Malgré le calme qui règne ce vendredi en début d’après-midi à Luanda, toute une génération semble en effet retenir son souffle, tandis que les responsables de la société civile ou des églises répètent leur appel au calme et félicitent les électeurs angolais pour “leur sens des responsabilités”.

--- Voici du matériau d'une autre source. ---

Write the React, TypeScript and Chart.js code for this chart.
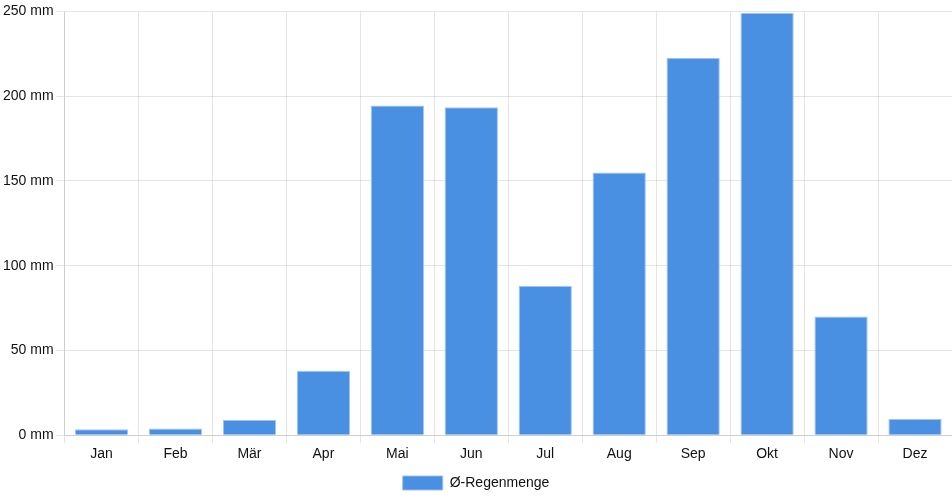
import { useEffect, useRef } from "react"
import { Chart, registerables } from "chart.js"

Chart.register(...registerables)

const months = ["Jan", "Feb", "Mär", "Apr", "Mai", "Jun", "Jul", "Aug", "Sep", "Okt", "Nov", "Dez"]
const rainfall = [3.5, 4, 9, 38, 194.5, 193.5, 88, 155, 222.5, 249, 70, 9.5]
const seriesLabel = "Ø-Regenmenge"

const fontFamily = "'Liberation Sans', Arial, sans-serif"

const App = () => {
  const chartRef = useRef<HTMLCanvasElement>(null)

  useEffect(() => {
    document.body.style.margin = "0"
    if (!chartRef.current) return
    const ctx = chartRef.current.getContext("2d")
    if (!ctx) return

    const chart = new Chart(ctx, {
      type: "bar",
      data: {
        labels: months,
        datasets: [
          {
            label: seriesLabel,
            data: rainfall,
            backgroundColor: "#4a90e2",
            borderColor: "rgba(150, 190, 240, 0.9)",
            borderWidth: 1
          }
        ]
      },
      options: {
        animation: false,
        responsive: false,
        maintainAspectRatio: false,
        plugins: {
          legend: {
            position: "bottom",
            labels: {
              color: "#111",
              font: { family: fontFamily, size: 14 }
            }
          },
          tooltip: { enabled: false }
        },
        scales: {
          x: {
            ticks: {
              color: "#111",
              font: { family: fontFamily, size: 14 }
            },
            grid: { color: "rgba(0,0,0,0.1)" }
          },
          y: {
            min: 0,
            max: 250,
            ticks: {
              stepSize: 50,
              color: "#111",
              font: { family: fontFamily, size: 14 },
              callback: (v) => `${v} mm`
            },
            grid: { color: "rgba(0,0,0,0.1)" }
          }
        }
      }
    })

    return () => {
      chart.destroy()
    }
  }, [])

  return (
    <div style={{ width: 952, height: 500 }}>
      <canvas ref={chartRef} width="952" height="500"></canvas>
    </div>
  )
}

export default App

Cinq ans pour préparer l’avenir

Ces messages sont orchestrés par le MPLA, s’insurge Dani, jeune danseur qui se rend à ses répétitions de capoeira (cette danse inventée par des esclaves angolais envoyés au Brésil) dans un parc qui borde la baie de Luanda. On n’a pas de travail, ceux qui sont au pouvoir ont eu 50 ans pour développer le pays et en fait ils se sont tous enrichis avec le pétrole, les diamants, les grandes sociétés. Regadez la misère. Elle est partout. Nous, on danse souvent sans avoir mangé. On se partage ce qu’on a, c’est aussi ça, l’esprit de la capoeira. On ne veut plus de cette classe”. D’autres danseurs arrivent, parfois bien jeunes, mais tous embraient pour dire leur fatigue et leur envie d’un nouvel Angola “le plus rapidement possible.”

Sauf scénario surprise, le MPLA aura pourtant cinq ans de plus pour obtenir des résultats concrets et répondre aux aspirations des Angolais. “Lourenço avait lancé de vraies réformes au début de son mandat pour diversifier les sources de revenus et d’emplois mais le Covid a tout anéanti, explique un petit entrepreneur local. Avec la fin de la pandémie et la hausse du prix du pétrole, le prochain gouvernement quel qu’il soit aura de vrais atouts. On a des raisons d’espérer”.